LeetCode 【318. Maximum Product of Word Lengths】

Given a string array words, find the maximum value of length(word[i]) * length(word[j]) where the two words do not share common letters. You may assume that each word will contain only lower case letters.
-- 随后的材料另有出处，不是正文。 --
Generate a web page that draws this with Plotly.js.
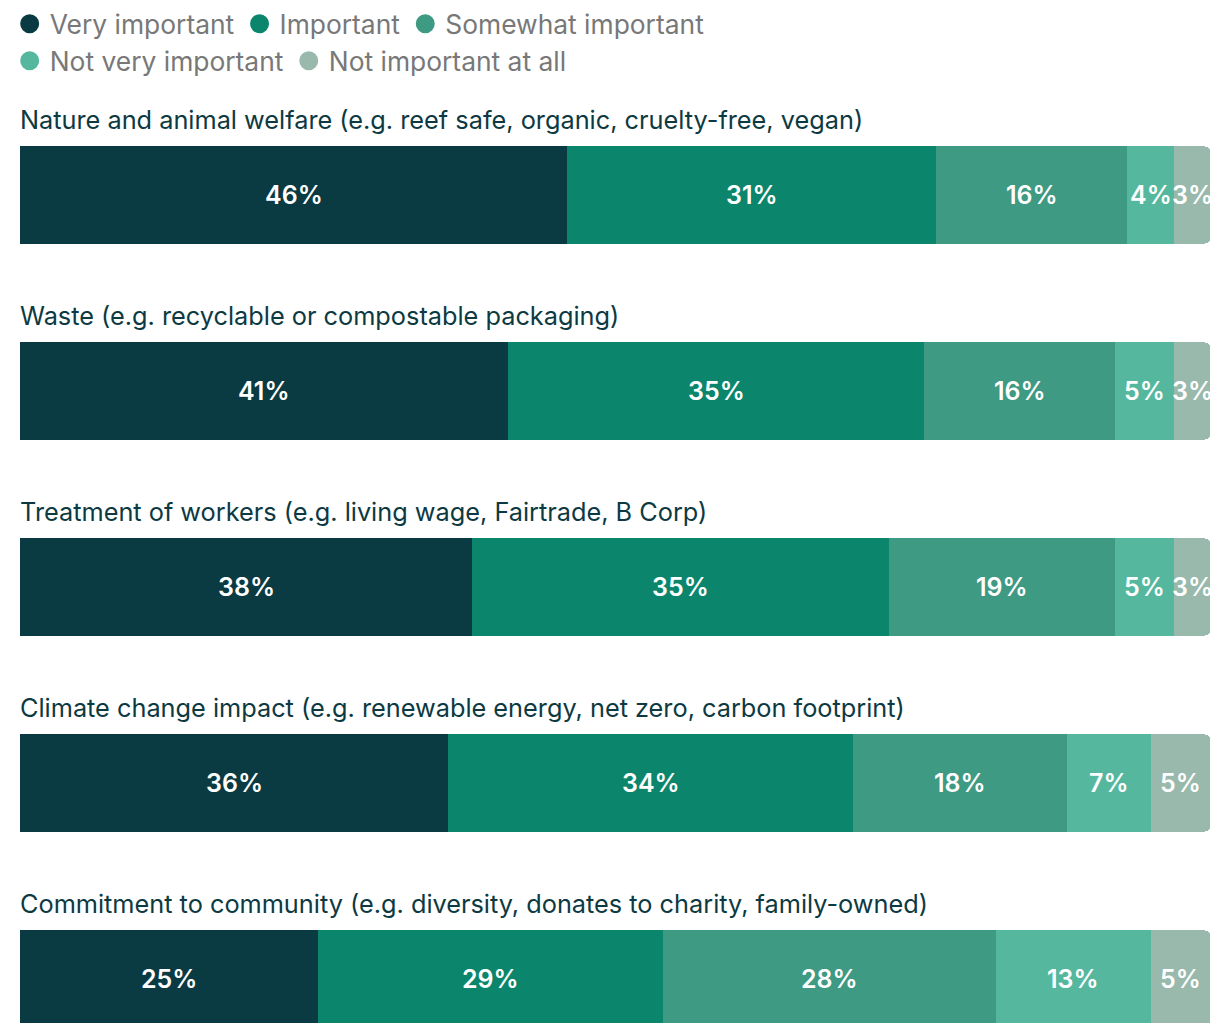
<!DOCTYPE html>
<html>
<head>
<meta charset="utf-8">
<script src="https://cdn.plot.ly/plotly-3.0.1.min.js"></script>
<style>html,body{margin:0;padding:0;background:#fff;}#chart{width:1210px;height:1023px;}</style>
</head>
<body>
<div id="chart"></div>
<script>
const categories = [
  "Nature and animal welfare (e.g. reef safe, organic, cruelty-free, vegan)",
  "Waste (e.g. recyclable or compostable packaging)",
  "Treatment of workers (e.g. living wage, Fairtrade, B Corp)",
  "Climate change impact (e.g. renewable energy, net zero, carbon footprint)",
  "Commitment to community (e.g. diversity, donates to charity, family-owned)"
];
const seriesNames = ["Very important", "Important", "Somewhat important", "Not very important", "Not important at all"];
const veryImportant = [46, 41, 38, 36, 25];
const important = [31, 35, 35, 34, 29];
const somewhatImportant = [16, 16, 19, 18, 28];
const notVeryImportant = [4, 5, 5, 7, 13];
const notImportantAtAll = [3, 3, 3, 5, 5];

const seriesValues = [veryImportant, important, somewhatImportant, notVeryImportant, notImportantAtAll];
const colors = ["#0a3a42", "#0b866c", "#3e9a83", "#55b89e", "#98b9ab"];
const FONT = "Inter, 'Noto Sans', sans-serif";

const yIdx = categories.map((c, i) => i);
const traces = [];
const cum = categories.map(() => 0);

seriesValues.forEach((vals, s) => {
  traces.push({
    type: "bar", orientation: "h",
    x: vals, y: yIdx, width: 0.495,
    marker: {color: colors[s], line: {width: 0}},
    name: seriesNames[s], showlegend: false, hoverinfo: "skip"
  });
});

const annotations = categories.map((c, i) => ({
  text: c, x: 0, y: i, xref: "x", yref: "y",
  xanchor: "left", yanchor: "middle", yshift: 76, xshift: -2,
  showarrow: false,
  font: {family: FONT, size: 25.3, color: "#0d3a42"}
}));

seriesValues.forEach((vals, s) => {
  vals.forEach((v, i) => {
    const m = cum[i] + v / 2; cum[i] += v;
    annotations.push({
      text: v + "%", x: m, y: i, xref: "x", yref: "y",
      xanchor: "center", yanchor: "middle", yshift: 0,
      showarrow: false,
      font: {family: FONT, size: 25, color: "#ffffff", weight: 600}
    });
  });
});

seriesNames.forEach((n, s) => {
  traces.push({
    type: "scatter", mode: "markers",
    x: [null], y: [null], name: n,
    marker: {color: colors[s], size: 16, symbol: "circle", line: {color: colors[s], width: 3}},
    legend: s < 3 ? "legend" : "legend2",
    hoverinfo: "skip"
  });
});

const legendBase = {
  orientation: "h", xref: "container", yref: "container",
  x: 0.008, xanchor: "left", yanchor: "top", traceorder: "normal",
  font: {family: FONT, size: 26.4, color: "#787878"},
  bgcolor: "rgba(0,0,0,0)", itemclick: false, itemdoubleclick: false
};

const layout = {
  width: 1210, height: 1023,
  margin: {l: 20, r: 0, t: 90, b: 0},
  paper_bgcolor: "#ffffff", plot_bgcolor: "#ffffff",
  barmode: "stack", barcornerradius: 5,
  showlegend: true,
  legend: Object.assign({}, legendBase, {y: 1}),
  legend2: Object.assign({}, legendBase, {y: 1 - 37 / 1023}),
  xaxis: {range: [0, 100], visible: false, fixedrange: true},
  yaxis: {range: [(1023 - 195) / 196, -(195 - 90) / 196], visible: false, fixedrange: true},
  annotations: annotations,
  font: {family: FONT}
};

Plotly.newPlot("chart", traces, layout, {displayModeBar: false, staticPlot: true});
</script>
</body>
</html>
If no such two words exist, return 0.

Example 1:

Given ["abcw", "baz", "foo", "bar", "xtfn", "abcdef"]
Return 16
The two words can be "abcw", "xtfn".

Example 2:

Given ["a", "ab", "abc", "d", "cd", "bcd", "abcd"]
Return 4
The two words can be "ab", "cd".

Example 3:

Given ["a", "aa", "aaa", "aaaa"]
Return 0
No such pair of words.

思路：对每一个元素都进行掩码设置，因为一共就26个字母，所以1个int的bit位就可以代表一个字母，比如"a"就可以表示成0000 0000 0000 0000 0000 0000 0000 0001,"bc"可以表示成0000 0000 0000 0000 0000 0000 0000 0110；如果两个元素的掩码位与以后结果为0，表示他们之间没有相同的字母，则乘积就是两串字符串的长度的乘积。

代码

class Solution {
public:
    int maxProduct(vector<string>& words) {
        vector<int> bitMask(words.size(), 0);
        for( int i = 0; i < words.size(); i++ ){
            for( int j = 0; j < words[i].size(); j++ ){
                bitMask[i] |= 1<<(words[i][j]-'a');
            }
        }
        int maxProduct = 0;
       for( int i = 0; i < words.size(); i++ ){
           for( int j = i + 1; j < words.size(); j++ ){
               if( (bitMask[i]&bitMask[j] )== 0){
               	int len1 = words[i].size();
               	int len2 = words[j].size();
                maxProduct = max(maxProduct, (len1*len2));
               }
           }
       } 
       return maxProduct;
    }
};